Deutsche Libor case dumps burden of proof on banks

2 min read
EMEA
Dominic Elliott

The odd bad apple excuse may become more difficult for banks confronted with employees’ disreputable behaviour. A Frankfurt judge has ordered Deutsche Bank to reinstate four traders it fired in February for alleged rate-setting misdeeds, partly on the grounds that the German lender’s rules weren’t explicit enough. The ruling may yet be appealed, but the verdict nonetheless illustrates how hard it is to nail Libor wrongdoing. According to evidence heard in court, Deutsche Bank’s internal probe appears to have been relatively wide-ranging and long-lasting. The bank interviewed 40 people involved in setting Libor and Euribor before firing five traders in February, one of whom settled separately.

The case’s exposure of Deutsche’s Libor shortcomings comes ahead of expected control sanctions and settlements later this year with market regulators. Deutsche went to some length to find miscreants after cases of attempted rate rigging were exposed, but the Frankfurt judge seemed to think it failed to do enough to prevent rate-setting abuse in the first place.
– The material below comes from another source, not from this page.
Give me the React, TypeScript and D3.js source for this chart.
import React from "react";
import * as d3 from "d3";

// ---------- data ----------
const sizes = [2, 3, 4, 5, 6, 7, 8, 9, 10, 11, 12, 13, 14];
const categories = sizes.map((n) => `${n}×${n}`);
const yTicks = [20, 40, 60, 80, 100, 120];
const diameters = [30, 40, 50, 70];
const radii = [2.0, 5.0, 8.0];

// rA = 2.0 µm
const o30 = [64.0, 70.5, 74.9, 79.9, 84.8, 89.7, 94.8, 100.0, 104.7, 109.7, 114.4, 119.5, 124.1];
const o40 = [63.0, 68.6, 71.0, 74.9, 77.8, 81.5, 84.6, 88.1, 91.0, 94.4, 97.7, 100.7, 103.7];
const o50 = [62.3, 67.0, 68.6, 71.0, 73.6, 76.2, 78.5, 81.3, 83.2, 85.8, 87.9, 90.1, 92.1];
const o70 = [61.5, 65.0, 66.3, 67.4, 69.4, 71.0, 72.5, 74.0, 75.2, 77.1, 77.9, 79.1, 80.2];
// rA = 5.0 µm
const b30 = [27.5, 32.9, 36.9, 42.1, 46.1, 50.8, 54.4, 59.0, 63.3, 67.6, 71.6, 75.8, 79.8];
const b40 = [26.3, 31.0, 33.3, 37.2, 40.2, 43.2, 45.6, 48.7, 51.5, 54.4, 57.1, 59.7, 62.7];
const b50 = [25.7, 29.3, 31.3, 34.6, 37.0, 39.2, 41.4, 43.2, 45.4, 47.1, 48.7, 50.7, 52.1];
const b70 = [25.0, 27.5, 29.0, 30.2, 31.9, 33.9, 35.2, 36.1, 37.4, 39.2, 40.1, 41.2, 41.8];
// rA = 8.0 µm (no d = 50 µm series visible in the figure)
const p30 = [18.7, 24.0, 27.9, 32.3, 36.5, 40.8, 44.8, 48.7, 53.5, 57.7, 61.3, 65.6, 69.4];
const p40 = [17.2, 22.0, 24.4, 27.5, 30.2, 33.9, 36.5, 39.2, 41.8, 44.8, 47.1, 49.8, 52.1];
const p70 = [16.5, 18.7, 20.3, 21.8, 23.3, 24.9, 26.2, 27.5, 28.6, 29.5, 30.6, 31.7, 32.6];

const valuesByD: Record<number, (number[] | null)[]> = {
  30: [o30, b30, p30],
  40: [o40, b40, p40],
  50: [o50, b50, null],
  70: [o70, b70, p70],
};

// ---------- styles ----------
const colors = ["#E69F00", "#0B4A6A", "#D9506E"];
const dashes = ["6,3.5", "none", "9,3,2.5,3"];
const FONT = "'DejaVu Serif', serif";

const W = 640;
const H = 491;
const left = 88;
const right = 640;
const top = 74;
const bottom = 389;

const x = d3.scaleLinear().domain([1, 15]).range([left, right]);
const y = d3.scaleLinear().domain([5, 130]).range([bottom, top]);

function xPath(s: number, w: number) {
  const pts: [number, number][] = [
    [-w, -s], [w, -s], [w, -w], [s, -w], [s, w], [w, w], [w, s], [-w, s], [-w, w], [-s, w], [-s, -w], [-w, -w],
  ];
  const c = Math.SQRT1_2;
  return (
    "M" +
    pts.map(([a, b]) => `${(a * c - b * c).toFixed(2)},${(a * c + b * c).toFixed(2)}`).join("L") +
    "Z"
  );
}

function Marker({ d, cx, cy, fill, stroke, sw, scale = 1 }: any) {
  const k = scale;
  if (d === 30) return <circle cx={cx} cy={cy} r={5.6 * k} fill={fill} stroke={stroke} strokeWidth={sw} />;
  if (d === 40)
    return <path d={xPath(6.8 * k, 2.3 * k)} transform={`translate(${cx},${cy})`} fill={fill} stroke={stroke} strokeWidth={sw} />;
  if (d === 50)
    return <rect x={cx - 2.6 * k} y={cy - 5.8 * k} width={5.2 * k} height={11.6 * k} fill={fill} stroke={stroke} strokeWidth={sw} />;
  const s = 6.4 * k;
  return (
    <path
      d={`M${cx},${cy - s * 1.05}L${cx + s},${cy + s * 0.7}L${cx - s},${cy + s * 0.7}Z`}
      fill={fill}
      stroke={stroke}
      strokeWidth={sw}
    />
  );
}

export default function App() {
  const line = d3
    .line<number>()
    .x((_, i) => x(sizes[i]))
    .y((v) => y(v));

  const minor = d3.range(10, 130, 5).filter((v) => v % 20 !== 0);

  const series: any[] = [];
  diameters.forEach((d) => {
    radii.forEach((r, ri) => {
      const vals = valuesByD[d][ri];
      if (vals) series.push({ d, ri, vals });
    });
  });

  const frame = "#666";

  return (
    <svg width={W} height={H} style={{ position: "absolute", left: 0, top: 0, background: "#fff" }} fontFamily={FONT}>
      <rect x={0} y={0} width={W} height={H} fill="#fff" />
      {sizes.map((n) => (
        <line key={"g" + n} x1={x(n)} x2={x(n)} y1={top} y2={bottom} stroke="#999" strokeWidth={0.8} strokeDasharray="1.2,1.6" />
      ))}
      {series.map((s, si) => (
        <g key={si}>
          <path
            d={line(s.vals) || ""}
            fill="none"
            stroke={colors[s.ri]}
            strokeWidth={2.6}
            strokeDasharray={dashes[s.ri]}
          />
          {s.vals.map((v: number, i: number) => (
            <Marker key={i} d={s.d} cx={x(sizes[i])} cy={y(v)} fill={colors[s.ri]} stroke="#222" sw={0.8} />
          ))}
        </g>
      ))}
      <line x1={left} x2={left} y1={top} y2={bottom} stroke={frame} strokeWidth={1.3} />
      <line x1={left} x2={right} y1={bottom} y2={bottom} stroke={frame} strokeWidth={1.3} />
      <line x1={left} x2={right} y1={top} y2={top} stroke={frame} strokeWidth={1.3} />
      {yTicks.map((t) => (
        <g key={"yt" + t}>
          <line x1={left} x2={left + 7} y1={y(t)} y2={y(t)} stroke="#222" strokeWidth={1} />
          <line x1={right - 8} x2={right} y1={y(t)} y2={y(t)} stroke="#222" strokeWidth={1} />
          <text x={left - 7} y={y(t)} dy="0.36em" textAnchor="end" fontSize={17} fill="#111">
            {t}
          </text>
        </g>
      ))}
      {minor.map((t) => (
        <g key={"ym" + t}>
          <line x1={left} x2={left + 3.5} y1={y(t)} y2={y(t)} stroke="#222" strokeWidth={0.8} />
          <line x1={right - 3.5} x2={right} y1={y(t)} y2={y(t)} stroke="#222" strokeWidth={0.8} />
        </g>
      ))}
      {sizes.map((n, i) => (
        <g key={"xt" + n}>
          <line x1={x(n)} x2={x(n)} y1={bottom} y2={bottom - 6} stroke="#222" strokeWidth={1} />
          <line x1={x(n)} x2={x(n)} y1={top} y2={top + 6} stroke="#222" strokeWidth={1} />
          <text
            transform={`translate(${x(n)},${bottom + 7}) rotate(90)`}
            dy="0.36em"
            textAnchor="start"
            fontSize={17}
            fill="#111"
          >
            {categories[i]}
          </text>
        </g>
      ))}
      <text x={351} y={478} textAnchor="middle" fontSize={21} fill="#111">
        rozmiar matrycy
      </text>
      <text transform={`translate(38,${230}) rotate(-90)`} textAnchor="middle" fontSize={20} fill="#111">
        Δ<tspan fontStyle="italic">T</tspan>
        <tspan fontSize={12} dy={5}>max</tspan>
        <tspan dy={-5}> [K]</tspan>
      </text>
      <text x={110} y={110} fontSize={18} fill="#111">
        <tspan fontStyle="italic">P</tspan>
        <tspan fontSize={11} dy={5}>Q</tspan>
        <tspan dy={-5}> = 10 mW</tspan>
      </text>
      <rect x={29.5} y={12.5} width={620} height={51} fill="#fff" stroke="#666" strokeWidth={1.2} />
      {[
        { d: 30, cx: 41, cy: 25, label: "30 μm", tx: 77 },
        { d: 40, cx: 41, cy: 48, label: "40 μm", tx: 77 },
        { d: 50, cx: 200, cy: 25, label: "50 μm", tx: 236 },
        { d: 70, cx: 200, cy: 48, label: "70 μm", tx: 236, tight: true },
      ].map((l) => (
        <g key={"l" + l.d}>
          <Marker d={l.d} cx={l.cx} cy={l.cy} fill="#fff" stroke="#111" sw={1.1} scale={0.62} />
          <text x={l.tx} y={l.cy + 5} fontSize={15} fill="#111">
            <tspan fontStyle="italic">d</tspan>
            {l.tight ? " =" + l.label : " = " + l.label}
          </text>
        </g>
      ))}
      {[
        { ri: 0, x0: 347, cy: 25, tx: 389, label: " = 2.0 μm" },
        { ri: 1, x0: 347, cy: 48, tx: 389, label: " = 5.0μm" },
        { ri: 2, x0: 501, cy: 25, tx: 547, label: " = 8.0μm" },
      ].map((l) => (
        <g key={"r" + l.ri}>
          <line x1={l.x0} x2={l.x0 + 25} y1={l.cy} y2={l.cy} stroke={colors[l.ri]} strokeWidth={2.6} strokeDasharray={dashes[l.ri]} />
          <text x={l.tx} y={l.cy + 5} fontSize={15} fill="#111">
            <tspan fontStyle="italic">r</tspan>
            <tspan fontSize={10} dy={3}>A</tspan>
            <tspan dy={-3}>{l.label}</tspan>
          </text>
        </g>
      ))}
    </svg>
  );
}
In a utopian vision of financial markets, rate submitters would never be influenced by traders. That’s not the case in the real world where Deutsche submitters sat next to traders. In one instance, a Deutsche Bank trader was even allowed to submit rates himself.

What’s more, the bank’s failure to fully address its deficiencies meant that in the German legal system, the four traders were odds-on to win their case. Employers wishing to fire on behavioural grounds must outline clear policies, and issue due warnings when these have been breached. Deutsche did neither. There are similar burdens of proof in, say, the UK. But the consequence is less severe - employees wrongly dismissed aren’t required to be reinstated, as they are in Germany.
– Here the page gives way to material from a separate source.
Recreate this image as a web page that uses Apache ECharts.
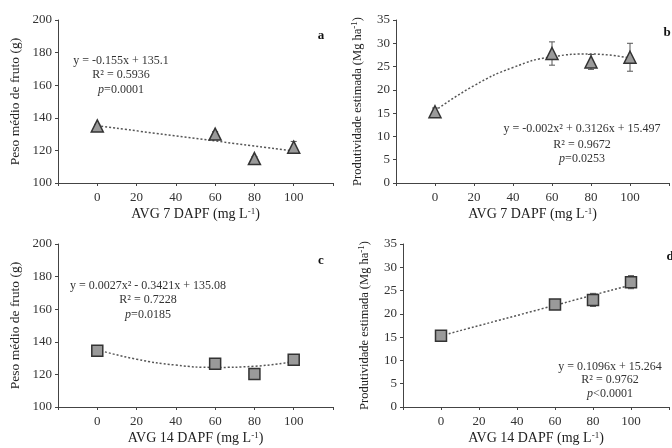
<!DOCTYPE html>
<html>
<head>
<meta charset="utf-8">
<script src="https://cdn.jsdelivr.net/npm/echarts@6/dist/echarts.min.js"></script>
<style>
  html, body { margin: 0; padding: 0; background: #fff; }
  #chart { width: 672px; height: 448px; }
</style>
</head>
<body>
<div id="chart"></div>
<script>
// doses of AVG (mg L-1)
const doses = [0, 60, 80, 100];
const xTicks = [0, 20, 40, 60, 80, 100];

// panel a: fruit weight, AVG 7 DAPF
const weight7 = [135, 130, 115, 122];
const weight7Err = [1, 1.5, 1.2, 3.5];
const weight7Trend = [135.1, 119.6]; // at x = 0, 100

// panel b: yield, AVG 7 DAPF
const yield7 = [15.3, 27.8, 26.0, 27.0];
const yield7Err = [0.8, 2.5, 1.6, 3.0];
const yield7Trend = [15.5, 20.9, 24.8, 27.1, 27.7, 26.8]; // at xTicks

// panel c: fruit weight, AVG 14 DAPF
const weight14 = [134.5, 126.5, 120.2, 129];
const weight14Err = [1, 1, 2.2, 1];
const weight14Trend = [135.1, 129.3, 125.7, 124.3, 125.0, 127.9];

// panel d: yield, AVG 14 DAPF
const yield14 = [15.3, 22.0, 23.0, 26.8];
const yield14Err = [0.5, 0.7, 1.4, 1.4];
const yield14Trend = [15.3, 26.2]; // at x = 0, 100

const serif = 'Liberation Serif';
const sup = { fontSize: 9, verticalAlign: 'top', fontFamily: serif, color: '#222', padding: [0, 0, 6, 0] };

const grids = [
  { left: 58, top: 20, width: 275, height: 163 },
  { left: 396, top: 20, width: 280, height: 163 },
  { left: 58, top: 244, width: 275, height: 163 },
  { left: 403, top: 244, width: 280, height: 163 }
];

function xAxis(i, name) {
  return {
    type: 'value', gridIndex: i, min: -20, max: 120, interval: 20,
    name: name, nameLocation: 'middle', nameGap: 24,
    nameTextStyle: { fontFamily: serif, fontSize: 14, color: '#222', rich: { s: sup } },
    axisLine: { onZero: false, lineStyle: { color: '#444', width: 1 } },
    axisTick: { show: true, length: 3, lineStyle: { color: '#444' } },
    axisLabel: {
      fontFamily: serif, fontSize: 13, color: '#333', margin: 8,
      formatter: v => (v < 0 || v > 100) ? '' : String(v)
    },
    splitLine: { show: false }
  };
}

function yAxis(i, min, max, interval, name, gap, size) {
  return {
    type: 'value', gridIndex: i, min: min, max: max, interval: interval,
    name: name, nameLocation: 'middle', nameGap: gap,
    nameTextStyle: { fontFamily: serif, fontSize: size, color: '#222', rich: { s: sup } },
    axisLine: { show: true, onZero: false, lineStyle: { color: '#444', width: 1 } },
    axisTick: { show: true, length: 3, lineStyle: { color: '#444' } },
    axisLabel: { fontFamily: serif, fontSize: 13, color: '#333', margin: 6 },
    splitLine: { show: false }
  };
}

function errSeries(i, means, errs) {
  return {
    type: 'custom', xAxisIndex: i, yAxisIndex: i, z: 3,
    data: doses.map((d, k) => [d, means[k] - errs[k], means[k] + errs[k]]),
    renderItem: (params, api) => {
      const lo = api.coord([api.value(0), api.value(1)]);
      const hi = api.coord([api.value(0), api.value(2)]);
      const w = 3;
      const style = { stroke: '#555', lineWidth: 1 };
      return {
        type: 'group',
        children: [
          { type: 'line', shape: { x1: lo[0], y1: lo[1], x2: hi[0], y2: hi[1] }, style },
          { type: 'line', shape: { x1: lo[0] - w, y1: lo[1], x2: lo[0] + w, y2: lo[1] }, style },
          { type: 'line', shape: { x1: hi[0] - w, y1: hi[1], x2: hi[0] + w, y2: hi[1] }, style }
        ]
      };
    }
  };
}

function trendSeries(i, xs, ys) {
  return {
    type: 'line', xAxisIndex: i, yAxisIndex: i, smooth: true, symbol: 'none', z: 2,
    data: xs.map((x, k) => [x, ys[k]]),
    lineStyle: { color: '#555', width: 1.5, type: [2, 2] }
  };
}

function pointSeries(i, means, symbol) {
  return {
    type: 'scatter', xAxisIndex: i, yAxisIndex: i, z: 4,
    symbol: symbol, symbolSize: symbol === 'triangle' ? 12 : 11,
    data: doses.map((d, k) => [d, means[k]]),
    itemStyle: { color: '#9a9a9a', borderColor: '#333', borderWidth: 1.5, opacity: 1 }
  };
}

function txt(x, y, t, opts) {
  return {
    type: 'text', x: x, y: y,
    style: Object.assign({
      text: t, fontFamily: serif, fontSize: 12, fill: '#333',
      align: 'center', verticalAlign: 'middle'
    }, opts || {})
  };
}

function pText(x, y, rest) {
  return {
    type: 'text', x: x, y: y,
    style: {
      text: '{i|p}' + rest, fontFamily: serif, fontSize: 12, fill: '#333',
      align: 'center', verticalAlign: 'middle',
      rich: { i: { fontStyle: 'italic', fontFamily: serif, fontSize: 12, fill: '#333' } }
    }
  };
}

const option = {
  animation: false,
  backgroundColor: '#fff',
  grid: grids,
  xAxis: [
    xAxis(0, 'AVG 7 DAPF (mg L{s|-1})'),
    xAxis(1, 'AVG 7 DAPF (mg L{s|-1})'),
    xAxis(2, 'AVG 14 DAPF (mg L{s|-1})'),
    xAxis(3, 'AVG 14 DAPF (mg L{s|-1})')
  ],
  yAxis: [
    yAxis(0, 100, 200, 20, 'Peso médio de fruto (g)', 36, 13.5),
    yAxis(1, 0, 35, 5, 'Produtividade estimada (Mg ha{s|-1})', 31, 12.5),
    yAxis(2, 100, 200, 20, 'Peso médio de fruto (g)', 36, 13.5),
    yAxis(3, 0, 35, 5, 'Produtividade estimada (Mg ha{s|-1})', 31, 12.5)
  ],
  series: [
    trendSeries(0, [0, 100], weight7Trend),
    errSeries(0, weight7, weight7Err),
    pointSeries(0, weight7, 'triangle'),
    trendSeries(1, xTicks, yield7Trend),
    errSeries(1, yield7, yield7Err),
    pointSeries(1, yield7, 'triangle'),
    trendSeries(2, xTicks, weight14Trend),
    errSeries(2, weight14, weight14Err),
    pointSeries(2, weight14, 'rect'),
    trendSeries(3, [0, 100], yield14Trend),
    errSeries(3, yield14, yield14Err),
    pointSeries(3, yield14, 'rect')
  ],
  graphic: [
    txt(121, 61, 'y = -0.155x + 135.1'),
    txt(121, 75, 'R² = 0.5936'),
    pText(121, 90, '=0.0001'),
    txt(582, 129, 'y = -0.002x² + 0.3126x + 15.497'),
    txt(582, 145, 'R² = 0.9672'),
    pText(582, 159, '=0.0253'),
    txt(148, 286, 'y = 0.0027x² - 0.3421x + 135.08'),
    txt(148, 300, 'R² = 0.7228'),
    pText(148, 315, '=0.0185'),
    txt(610, 367, 'y = 0.1096x + 15.264'),
    txt(610, 380, 'R² = 0.9762'),
    pText(610, 394, '<0.0001'),
    txt(321, 36, 'a', { fontWeight: 'bold', fontSize: 13, fill: '#111' }),
    txt(667, 33, 'b', { fontWeight: 'bold', fontSize: 13, fill: '#111' }),
    txt(321, 261, 'c', { fontWeight: 'bold', fontSize: 13, fill: '#111' }),
    txt(670, 257, 'd', { fontWeight: 'bold', fontSize: 13, fill: '#111' })
  ]
};

const chart = echarts.init(document.getElementById('chart'), null, { renderer: 'canvas' });
chart.setOption(option);
</script>
</body>
</html>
The four traders will now have more bargaining power for a settlement. Returning to Deutsche hardly looks like a realistic option, but they must have known the price to pay for taking the bank on.

The wider consequence of Deutsche’s first Libor comeuppance will probably be yet more work for banks’ compliance department. Banks without the equivalent of the Ten Commandments, for Libor or other activities, have been warned. They will have to define what a bad apple is.